Since you do not have an actual offer and you are not going to leave the
company, you should not try any tactics in negotiating a raise. Your best play
is to make a case based on the value of your work and ask politely and hope
for the best. This will not get you a big raise, but it may get you a modest
one.

This is not the optimal position for you in terms of career development, but
it is the position you are putting yourself in by wanting to stay in your
current job regardless of potential opportunities externally.

------
vebu
I am in a similar situation but I already put my notice. What I did was speak
to my manager and then speak to the founder. Both of them agreed that I should
take the new opportunity and move on. Go ahead and talk to your
manager/founder. They'll not feel threatened. They will support you with good
advice.

------
ziddoap
In my opinion it comes down to approach.

If you hang a banner above your desk ("I'm being recruited all the time!"),
yes they will have a sour taste.

If you go through your review, and you aren't making headway on negotiations
without bringing it up - it might be time to approach it.

------
shoo
> I am getting actively recruited from both large and small companies. I am
> not interested as a enjoy my job alot.

If your employer is aware that you enjoy your job and are not interested
switching companies, that might lead them to not give you much of a raise --
since you're already happy and not going to leave. (Not everyone would think
this way, but it's a fairly obvious line of reasoning).

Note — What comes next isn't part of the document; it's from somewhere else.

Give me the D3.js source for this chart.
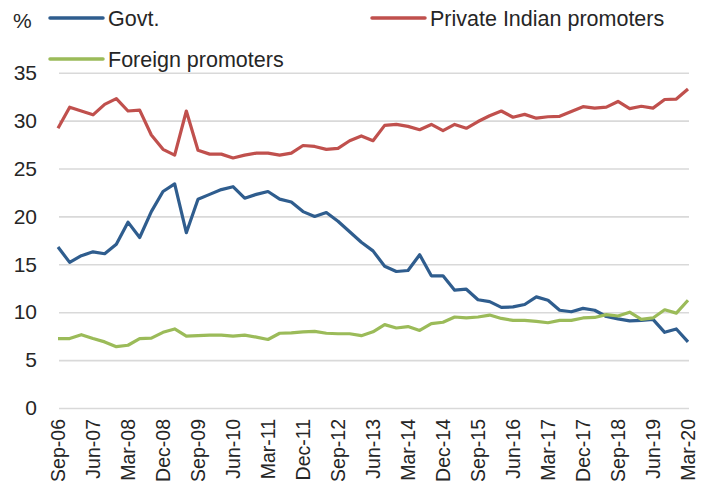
<!DOCTYPE html>
<html>
<head>
<meta charset="utf-8">
<script src="https://cdn.jsdelivr.net/npm/d3@7"></script>
<style>
  body { margin: 0; background: #fff; }
  svg text { font-family: "Liberation Sans", Arial, sans-serif; fill: #262626; }
</style>
</head>
<body>
<script>
var quarters = [
  "Sep-06","Dec-06","Mar-07","Jun-07","Sep-07","Dec-07","Mar-08","Jun-08","Sep-08","Dec-08",
  "Mar-09","Jun-09","Sep-09","Dec-09","Mar-10","Jun-10","Sep-10","Dec-10","Mar-11","Jun-11",
  "Sep-11","Dec-11","Mar-12","Jun-12","Sep-12","Dec-12","Mar-13","Jun-13","Sep-13","Dec-13",
  "Mar-14","Jun-14","Sep-14","Dec-14","Mar-15","Jun-15","Sep-15","Dec-15","Mar-16","Jun-16",
  "Sep-16","Dec-16","Mar-17","Jun-17","Sep-17","Dec-17","Mar-18","Jun-18","Sep-18","Dec-18",
  "Mar-19","Jun-19","Sep-19","Dec-19","Mar-20"];

var tickLabels = ["Sep-06","Jun-07","Mar-08","Dec-08","Sep-09","Jun-10","Mar-11","Dec-11",
  "Sep-12","Jun-13","Mar-14","Dec-14","Sep-15","Jun-16","Mar-17","Dec-17","Sep-18","Jun-19","Mar-20"];

var yTicks = [0, 5, 10, 15, 20, 25, 30, 35];

var govt = [16.8,15.2,15.9,16.3,16.1,17.1,19.4,17.8,20.5,22.6,
  23.4,18.3,21.8,22.3,22.8,23.1,21.9,22.3,22.6,21.8,
  21.5,20.5,20.0,20.4,19.5,18.4,17.3,16.4,14.8,14.25,
  14.35,16.0,13.8,13.8,12.3,12.4,11.3,11.1,10.5,10.55,
  10.8,11.6,11.25,10.2,10.05,10.4,10.2,9.55,9.3,9.1,
  9.15,9.25,7.9,8.25,6.9];

var privateIndian = [29.2,31.4,31.0,30.6,31.7,32.3,31.0,31.1,28.5,27.0,
  26.4,31.0,26.9,26.5,26.5,26.1,26.4,26.6,26.6,26.4,
  26.6,27.4,27.3,27.0,27.1,27.9,28.4,27.9,29.5,29.6,
  29.4,29.05,29.6,28.95,29.6,29.2,29.9,30.5,31.0,30.35,
  30.65,30.25,30.4,30.45,30.95,31.45,31.3,31.4,32.0,31.25,
  31.5,31.3,32.2,32.25,33.3];

var foreign = [7.25,7.25,7.65,7.25,6.9,6.4,6.55,7.25,7.3,7.9,
  8.25,7.5,7.55,7.6,7.6,7.5,7.6,7.4,7.15,7.8,
  7.85,7.95,8.0,7.8,7.75,7.75,7.55,7.95,8.7,8.35,
  8.5,8.1,8.8,8.95,9.5,9.4,9.5,9.7,9.35,9.15,
  9.15,9.05,8.9,9.15,9.15,9.4,9.45,9.75,9.6,10.0,
  9.25,9.4,10.25,9.9,11.25];

var series = [
  { name: "Govt.", values: govt, color: "#2f5d8e", lx: 50, ly: 18 },
  { name: "Private Indian promoters", values: privateIndian, color: "#c0504d", lx: 372, ly: 18 },
  { name: "Foreign promoters", values: foreign, color: "#9bbb59", lx: 50, ly: 59 }
];

var svg = d3.select("body").append("svg")
  .attr("width", 710)
  .attr("height", 496);

var x = d3.scalePoint().domain(quarters).range([58, 688]);
var y = d3.scaleLinear().domain([0, 35]).range([408, 72.7]);

// gridlines + y labels
var yAxis = svg.append("g")
  .attr("transform", "translate(59,0)")
  .call(d3.axisLeft(y).tickValues(yTicks).tickSize(-630).tickPadding(22));
yAxis.select(".domain").remove();
yAxis.selectAll(".tick line").attr("stroke", "#d9d9d9").attr("stroke-width", 1.6);
yAxis.selectAll(".tick text").attr("font-size", 21).attr("fill", "#262626");

// x labels
var xAxis = svg.append("g")
  .attr("transform", "translate(0,408)")
  .call(d3.axisBottom(x).tickValues(tickLabels).tickSize(0).tickPadding(0));
xAxis.select(".domain").remove();
xAxis.selectAll(".tick text")
  .attr("font-size", 19.5)
  .attr("fill", "#262626")
  .attr("text-anchor", "end")
  .attr("dy", "0.35em")
  .attr("transform", "translate(0,11) rotate(-90)")
  .attr("x", 0)
  .attr("y", 0);

var line = d3.line()
  .x(function(d, i) { return x(quarters[i]); })
  .y(function(d) { return y(d); });

svg.selectAll(".series")
  .data(series)
  .enter()
  .append("path")
  .attr("class", "series")
  .attr("d", function(d) { return line(d.values); })
  .attr("fill", "none")
  .attr("stroke", function(d) { return d.color; })
  .attr("stroke-width", 3.2)
  .attr("stroke-linejoin", "round");

// legend
var legend = svg.selectAll(".legend")
  .data(series)
  .enter()
  .append("g")
  .attr("class", "legend");

legend.append("line")
  .attr("x1", function(d) { return d.lx; })
  .attr("x2", function(d) { return d.lx + 53; })
  .attr("y1", function(d) { return d.ly; })
  .attr("y2", function(d) { return d.ly; })
  .attr("stroke", function(d) { return d.color; })
  .attr("stroke-width", 3.5)
  .attr("stroke-linecap", "round");

legend.append("text")
  .attr("x", function(d) { return d.lx + 58; })
  .attr("y", function(d) { return d.ly; })
  .attr("dy", "0.35em")
  .attr("font-size", 21.5)
  .text(function(d) { return d.name; });

svg.append("text")
  .attr("x", 13)
  .attr("y", 20.5)
  .attr("dy", "0.35em")
  .attr("font-size", 21)
  .text("%");
</script>
</body>
</html>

Suppose your yearly review does not produce a result you are happy with. What
are you going to do?

Are you cultivating alternative options for employment that you could tolerate
and would give you the raise you desire? I.e. are you turning the inbound
interest into actual offers for jobs and packages you'd be willing to accept?

------
SamReidHughes
Everybody gets actively recruited. So the words don't mean much.

------
askafriend
Ha. I’ve been getting recruiting inbound every single day for years and so
have many engineers I know.

It’s just largely top of the funnel spam.

Doesn’t give you any leverage, unfortunately.

------
saluki
y, I wouldn't express hey I'm being recruited.

If they value you and you are providing value use that as leverage. Sometimes
no matter how good a developer you are or how valuable you are they won't give
you the raise you think you deserve.

Sadly sometimes the best way to get a large raise is to change companies so
keep that in mind.

Good luck.

------
tuananh
the best leverage is when you get an offer AND you're prepare to leave!